Give back the full listing verbatim, apart from its images.
%%
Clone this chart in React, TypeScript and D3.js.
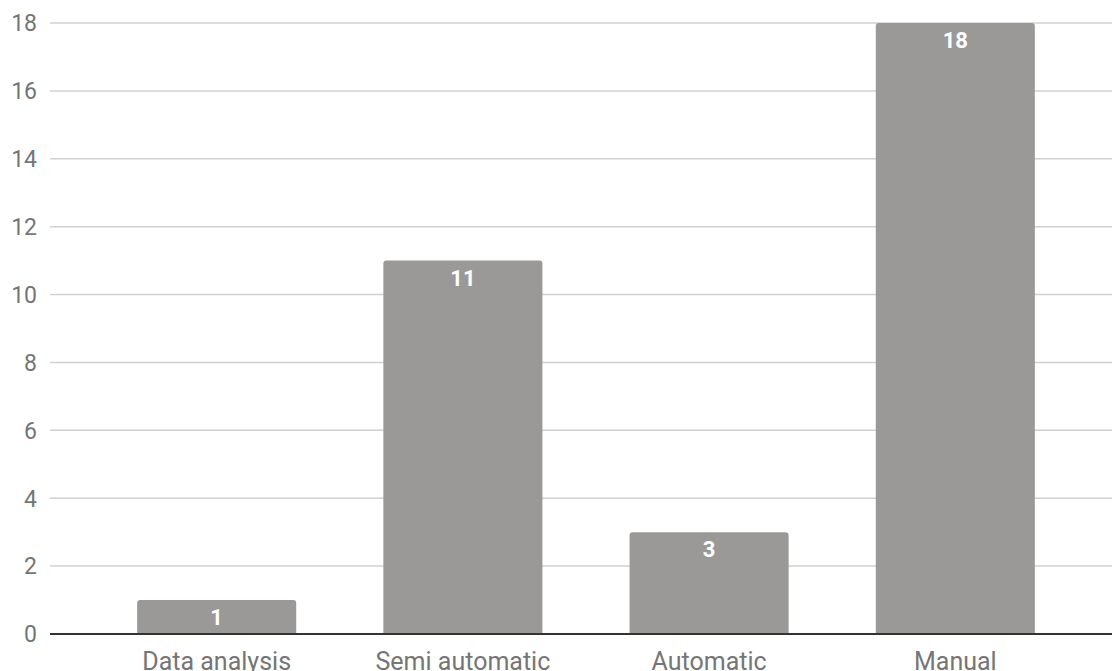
import React, { useEffect, useRef } from "react";
import * as d3 from "d3";

const categories = ["Data analysis", "Semi automatic", "Automatic", "Manual"];
const counts = [1, 11, 3, 18];
const yTicks = [0, 2, 4, 6, 8, 10, 12, 14, 16, 18];

const W = 1112;
const H = 671;

export default function App() {
  const ref = useRef<SVGSVGElement>(null);

  useEffect(() => {
    const svg = d3.select(ref.current);
    svg.selectAll("*").remove();

    const x = d3
      .scaleBand<string>()
      .domain(categories)
      .range([50, 1122])
      .paddingInner(0.354)
      .paddingOuter(0.354);
    const y = d3.scaleLinear().domain([0, 18]).range([634, 23]);

    const font = "Roboto, 'Noto Sans', sans-serif";

    // horizontal gridlines
    svg
      .append("g")
      .selectAll("line")
      .data(yTicks.filter((t) => t !== 0))
      .join("line")
      .attr("x1", 50)
      .attr("x2", W)
      .attr("y1", (d) => y(d))
      .attr("y2", (d) => y(d))
      .attr("stroke", "#d0d0d0")
      .attr("stroke-width", 1.5);

    // y tick labels
    svg
      .append("g")
      .selectAll("text")
      .data(yTicks)
      .join("text")
      .attr("x", 37)
      .attr("y", (d) => y(d))
      .attr("dy", "0.36em")
      .attr("text-anchor", "end")
      .attr("font-family", font)
      .attr("font-size", 23)
      .attr("fill", "#757575")
      .text((d) => d);

    // bars with rounded top corners
    const r = 3;
    svg
      .append("g")
      .selectAll("path")
      .data(categories.map((c, i) => ({ c, v: counts[i] })))
      .join("path")
      .attr("d", (d) => {
        const x0 = x(d.c)!;
        const x1 = x0 + x.bandwidth();
        const y0 = y(0);
        const y1 = y(d.v);
        return `M${x0},${y0}V${y1 + r}Q${x0},${y1} ${x0 + r},${y1}H${x1 - r}Q${x1},${y1} ${x1},${y1 + r}V${y0}Z`;
      })
      .attr("fill", "#9a9998");

    // value labels inside bars
    svg
      .append("g")
      .selectAll("text")
      .data(categories.map((c, i) => ({ c, v: counts[i] })))
      .join("text")
      .attr("x", (d) => x(d.c)! + x.bandwidth() / 2)
      .attr("y", (d) => y(d.v) + 25)
      .attr("text-anchor", "middle")
      .attr("font-family", font)
      .attr("font-size", 22)
      .attr("font-weight", "bold")
      .attr("fill", "#ffffff")
      .text((d) => d.v);

    // baseline
    svg
      .append("line")
      .attr("x1", 50)
      .attr("x2", W)
      .attr("y1", y(0))
      .attr("y2", y(0))
      .attr("stroke", "#333333")
      .attr("stroke-width", 2);

    // category labels
    svg
      .append("g")
      .selectAll("text")
      .data(categories)
      .join("text")
      .attr("x", (d) => x(d)! + x.bandwidth() / 2)
      .attr("y", 670)
      .attr("text-anchor", "middle")
      .attr("font-family", font)
      .attr("font-size", 25)
      .attr("fill", "#757575")
      .text((d) => d);
  }, []);

  return (
    <svg
      ref={ref}
      width={W}
      height={H}
      style={{ position: "absolute", left: 0, top: 0, background: "#fff" }}
    />
  );
}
%%
### Exercise result
Clone this chart in React, TypeScript and D3.js.
import React, { useEffect, useRef } from "react";
import * as d3 from "d3";

const categories = ["Data analysis", "Semi automatic", "Automatic", "Manual"];
const counts = [1, 11, 3, 18];
const yTicks = [0, 2, 4, 6, 8, 10, 12, 14, 16, 18];

const W = 1112;
const H = 671;

export default function App() {
  const ref = useRef<SVGSVGElement>(null);

  useEffect(() => {
    const svg = d3.select(ref.current);
    svg.selectAll("*").remove();

    const x = d3
      .scaleBand<string>()
      .domain(categories)
      .range([50, 1122])
      .paddingInner(0.354)
      .paddingOuter(0.354);
    const y = d3.scaleLinear().domain([0, 18]).range([634, 23]);

    const font = "Roboto, 'Noto Sans', sans-serif";

    // horizontal gridlines
    svg
      .append("g")
      .selectAll("line")
      .data(yTicks.filter((t) => t !== 0))
      .join("line")
      .attr("x1", 50)
      .attr("x2", W)
      .attr("y1", (d) => y(d))
      .attr("y2", (d) => y(d))
      .attr("stroke", "#d0d0d0")
      .attr("stroke-width", 1.5);

    // y tick labels
    svg
      .append("g")
      .selectAll("text")
      .data(yTicks)
      .join("text")
      .attr("x", 37)
      .attr("y", (d) => y(d))
      .attr("dy", "0.36em")
      .attr("text-anchor", "end")
      .attr("font-family", font)
      .attr("font-size", 23)
      .attr("fill", "#757575")
      .text((d) => d);

    // bars with rounded top corners
    const r = 3;
    svg
      .append("g")
      .selectAll("path")
      .data(categories.map((c, i) => ({ c, v: counts[i] })))
      .join("path")
      .attr("d", (d) => {
        const x0 = x(d.c)!;
        const x1 = x0 + x.bandwidth();
        const y0 = y(0);
        const y1 = y(d.v);
        return `M${x0},${y0}V${y1 + r}Q${x0},${y1} ${x0 + r},${y1}H${x1 - r}Q${x1},${y1} ${x1},${y1 + r}V${y0}Z`;
      })
      .attr("fill", "#9a9998");

    // value labels inside bars
    svg
      .append("g")
      .selectAll("text")
      .data(categories.map((c, i) => ({ c, v: counts[i] })))
      .join("text")
      .attr("x", (d) => x(d.c)! + x.bandwidth() / 2)
      .attr("y", (d) => y(d.v) + 25)
      .attr("text-anchor", "middle")
      .attr("font-family", font)
      .attr("font-size", 22)
      .attr("font-weight", "bold")
      .attr("fill", "#ffffff")
      .text((d) => d.v);

    // baseline
    svg
      .append("line")
      .attr("x1", 50)
      .attr("x2", W)
      .attr("y1", y(0))
      .attr("y2", y(0))
      .attr("stroke", "#333333")
      .attr("stroke-width", 2);

    // category labels
    svg
      .append("g")
      .selectAll("text")
      .data(categories)
      .join("text")
      .attr("x", (d) => x(d)! + x.bandwidth() / 2)
      .attr("y", 670)
      .attr("text-anchor", "middle")
      .attr("font-family", font)
      .attr("font-size", 25)
      .attr("fill", "#757575")
      .text((d) => d);
  }, []);

  return (
    <svg
      ref={ref}
      width={W}
      height={H}
      style={{ position: "absolute", left: 0, top: 0, background: "#fff" }}
    />
  );
}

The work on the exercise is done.